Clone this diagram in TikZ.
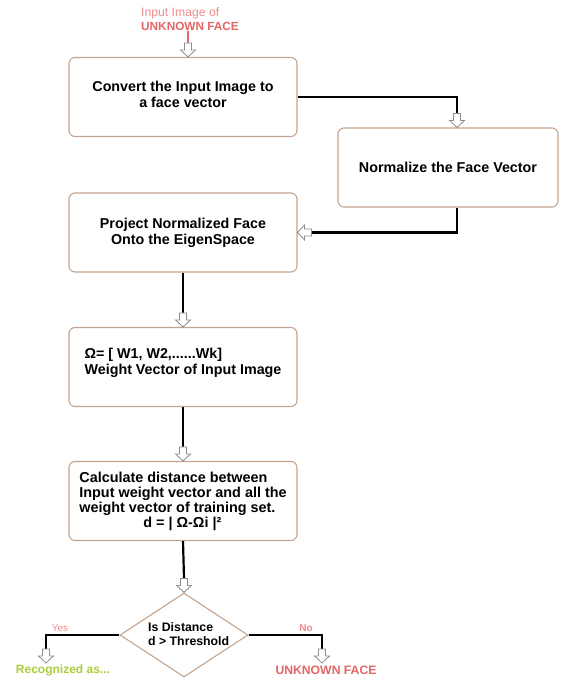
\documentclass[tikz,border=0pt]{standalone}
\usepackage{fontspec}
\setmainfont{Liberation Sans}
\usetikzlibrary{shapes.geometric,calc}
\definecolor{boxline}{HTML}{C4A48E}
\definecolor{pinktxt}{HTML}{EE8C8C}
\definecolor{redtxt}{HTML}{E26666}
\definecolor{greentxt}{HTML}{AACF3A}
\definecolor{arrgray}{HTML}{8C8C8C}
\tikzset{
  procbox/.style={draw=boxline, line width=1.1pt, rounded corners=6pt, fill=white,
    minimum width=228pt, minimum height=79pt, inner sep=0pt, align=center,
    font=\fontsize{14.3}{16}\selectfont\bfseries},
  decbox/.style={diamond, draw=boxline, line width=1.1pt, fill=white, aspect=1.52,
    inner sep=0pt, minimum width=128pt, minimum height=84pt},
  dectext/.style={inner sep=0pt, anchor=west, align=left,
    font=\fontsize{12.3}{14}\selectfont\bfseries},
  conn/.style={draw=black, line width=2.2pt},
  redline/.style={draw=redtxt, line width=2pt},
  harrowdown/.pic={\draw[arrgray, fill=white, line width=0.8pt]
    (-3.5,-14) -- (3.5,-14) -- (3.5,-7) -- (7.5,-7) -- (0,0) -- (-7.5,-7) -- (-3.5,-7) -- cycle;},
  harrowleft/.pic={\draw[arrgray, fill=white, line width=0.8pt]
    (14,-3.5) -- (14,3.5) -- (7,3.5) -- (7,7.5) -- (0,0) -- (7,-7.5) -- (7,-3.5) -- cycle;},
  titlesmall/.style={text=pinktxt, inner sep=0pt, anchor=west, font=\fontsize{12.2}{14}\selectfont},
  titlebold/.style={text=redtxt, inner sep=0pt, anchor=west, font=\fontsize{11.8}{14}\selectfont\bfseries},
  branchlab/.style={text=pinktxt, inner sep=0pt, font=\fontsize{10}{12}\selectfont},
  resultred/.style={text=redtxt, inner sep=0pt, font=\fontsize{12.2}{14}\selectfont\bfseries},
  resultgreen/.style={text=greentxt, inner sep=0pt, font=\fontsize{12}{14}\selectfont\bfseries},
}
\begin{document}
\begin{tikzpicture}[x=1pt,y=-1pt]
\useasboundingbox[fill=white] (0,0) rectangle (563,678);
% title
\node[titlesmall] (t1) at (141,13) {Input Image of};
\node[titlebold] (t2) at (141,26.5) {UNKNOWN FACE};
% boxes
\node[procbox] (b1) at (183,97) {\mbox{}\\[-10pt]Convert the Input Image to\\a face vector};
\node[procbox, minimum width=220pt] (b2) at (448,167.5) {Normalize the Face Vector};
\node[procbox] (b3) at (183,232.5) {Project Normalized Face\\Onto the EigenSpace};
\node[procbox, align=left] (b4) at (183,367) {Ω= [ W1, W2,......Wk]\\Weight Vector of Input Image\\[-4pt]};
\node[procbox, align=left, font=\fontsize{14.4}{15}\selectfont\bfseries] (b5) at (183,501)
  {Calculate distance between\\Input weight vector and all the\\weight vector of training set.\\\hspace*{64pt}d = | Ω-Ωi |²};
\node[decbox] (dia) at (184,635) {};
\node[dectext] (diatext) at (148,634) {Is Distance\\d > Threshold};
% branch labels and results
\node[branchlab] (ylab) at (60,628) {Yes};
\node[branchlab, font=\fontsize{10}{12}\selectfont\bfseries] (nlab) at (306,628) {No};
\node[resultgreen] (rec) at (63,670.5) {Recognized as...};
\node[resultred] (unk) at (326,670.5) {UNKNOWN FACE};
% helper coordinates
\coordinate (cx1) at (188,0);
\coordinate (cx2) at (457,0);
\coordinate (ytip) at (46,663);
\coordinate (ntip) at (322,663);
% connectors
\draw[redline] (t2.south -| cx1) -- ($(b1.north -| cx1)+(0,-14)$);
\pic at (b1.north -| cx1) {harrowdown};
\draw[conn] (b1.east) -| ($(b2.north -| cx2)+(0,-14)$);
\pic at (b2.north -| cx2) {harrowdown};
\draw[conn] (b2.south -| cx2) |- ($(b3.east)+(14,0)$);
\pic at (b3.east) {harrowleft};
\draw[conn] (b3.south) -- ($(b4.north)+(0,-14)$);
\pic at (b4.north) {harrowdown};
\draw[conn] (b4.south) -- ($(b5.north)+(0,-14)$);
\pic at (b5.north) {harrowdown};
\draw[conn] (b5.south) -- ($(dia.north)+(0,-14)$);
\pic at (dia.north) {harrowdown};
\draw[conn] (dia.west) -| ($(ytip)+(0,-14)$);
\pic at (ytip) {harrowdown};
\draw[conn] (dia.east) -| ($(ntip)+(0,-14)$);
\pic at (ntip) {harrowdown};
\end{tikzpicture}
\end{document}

○ ○ ○ ○ ○ ○ ○

Retype the listing exactly. Pictures do not belong in the copy.

**Response below:**
Clone this diagram in TikZ.
\documentclass[tikz,border=0pt]{standalone}
\usepackage{fontspec}
\setmainfont{Liberation Sans}
\usetikzlibrary{shapes.geometric,calc}
\definecolor{boxline}{HTML}{C4A48E}
\definecolor{pinktxt}{HTML}{EE8C8C}
\definecolor{redtxt}{HTML}{E26666}
\definecolor{greentxt}{HTML}{AACF3A}
\definecolor{arrgray}{HTML}{8C8C8C}
\tikzset{
  procbox/.style={draw=boxline, line width=1.1pt, rounded corners=6pt, fill=white,
    minimum width=228pt, minimum height=79pt, inner sep=0pt, align=center,
    font=\fontsize{14.3}{16}\selectfont\bfseries},
  decbox/.style={diamond, draw=boxline, line width=1.1pt, fill=white, aspect=1.52,
    inner sep=0pt, minimum width=128pt, minimum height=84pt},
  dectext/.style={inner sep=0pt, anchor=west, align=left,
    font=\fontsize{12.3}{14}\selectfont\bfseries},
  conn/.style={draw=black, line width=2.2pt},
  redline/.style={draw=redtxt, line width=2pt},
  harrowdown/.pic={\draw[arrgray, fill=white, line width=0.8pt]
    (-3.5,-14) -- (3.5,-14) -- (3.5,-7) -- (7.5,-7) -- (0,0) -- (-7.5,-7) -- (-3.5,-7) -- cycle;},
  harrowleft/.pic={\draw[arrgray, fill=white, line width=0.8pt]
    (14,-3.5) -- (14,3.5) -- (7,3.5) -- (7,7.5) -- (0,0) -- (7,-7.5) -- (7,-3.5) -- cycle;},
  titlesmall/.style={text=pinktxt, inner sep=0pt, anchor=west, font=\fontsize{12.2}{14}\selectfont},
  titlebold/.style={text=redtxt, inner sep=0pt, anchor=west, font=\fontsize{11.8}{14}\selectfont\bfseries},
  branchlab/.style={text=pinktxt, inner sep=0pt, font=\fontsize{10}{12}\selectfont},
  resultred/.style={text=redtxt, inner sep=0pt, font=\fontsize{12.2}{14}\selectfont\bfseries},
  resultgreen/.style={text=greentxt, inner sep=0pt, font=\fontsize{12}{14}\selectfont\bfseries},
}
\begin{document}
\begin{tikzpicture}[x=1pt,y=-1pt]
\useasboundingbox[fill=white] (0,0) rectangle (563,678);
% title
\node[titlesmall] (t1) at (141,13) {Input Image of};
\node[titlebold] (t2) at (141,26.5) {UNKNOWN FACE};
% boxes
\node[procbox] (b1) at (183,97) {\mbox{}\\[-10pt]Convert the Input Image to\\a face vector};
\node[procbox, minimum width=220pt] (b2) at (448,167.5) {Normalize the Face Vector};
\node[procbox] (b3) at (183,232.5) {Project Normalized Face\\Onto the EigenSpace};
\node[procbox, align=left] (b4) at (183,367) {Ω= [ W1, W2,......Wk]\\Weight Vector of Input Image\\[-4pt]};
\node[procbox, align=left, font=\fontsize{14.4}{15}\selectfont\bfseries] (b5) at (183,501)
  {Calculate distance between\\Input weight vector and all the\\weight vector of training set.\\\hspace*{64pt}d = | Ω-Ωi |²};
\node[decbox] (dia) at (184,635) {};
\node[dectext] (diatext) at (148,634) {Is Distance\\d > Threshold};
% branch labels and results
\node[branchlab] (ylab) at (60,628) {Yes};
\node[branchlab, font=\fontsize{10}{12}\selectfont\bfseries] (nlab) at (306,628) {No};
\node[resultgreen] (rec) at (63,670.5) {Recognized as...};
\node[resultred] (unk) at (326,670.5) {UNKNOWN FACE};
% helper coordinates
\coordinate (cx1) at (188,0);
\coordinate (cx2) at (457,0);
\coordinate (ytip) at (46,663);
\coordinate (ntip) at (322,663);
% connectors
\draw[redline] (t2.south -| cx1) -- ($(b1.north -| cx1)+(0,-14)$);
\pic at (b1.north -| cx1) {harrowdown};
\draw[conn] (b1.east) -| ($(b2.north -| cx2)+(0,-14)$);
\pic at (b2.north -| cx2) {harrowdown};
\draw[conn] (b2.south -| cx2) |- ($(b3.east)+(14,0)$);
\pic at (b3.east) {harrowleft};
\draw[conn] (b3.south) -- ($(b4.north)+(0,-14)$);
\pic at (b4.north) {harrowdown};
\draw[conn] (b4.south) -- ($(b5.north)+(0,-14)$);
\pic at (b5.north) {harrowdown};
\draw[conn] (b5.south) -- ($(dia.north)+(0,-14)$);
\pic at (dia.north) {harrowdown};
\draw[conn] (dia.west) -| ($(ytip)+(0,-14)$);
\pic at (ytip) {harrowdown};
\draw[conn] (dia.east) -| ($(ntip)+(0,-14)$);
\pic at (ntip) {harrowdown};
\end{tikzpicture}
\end{document}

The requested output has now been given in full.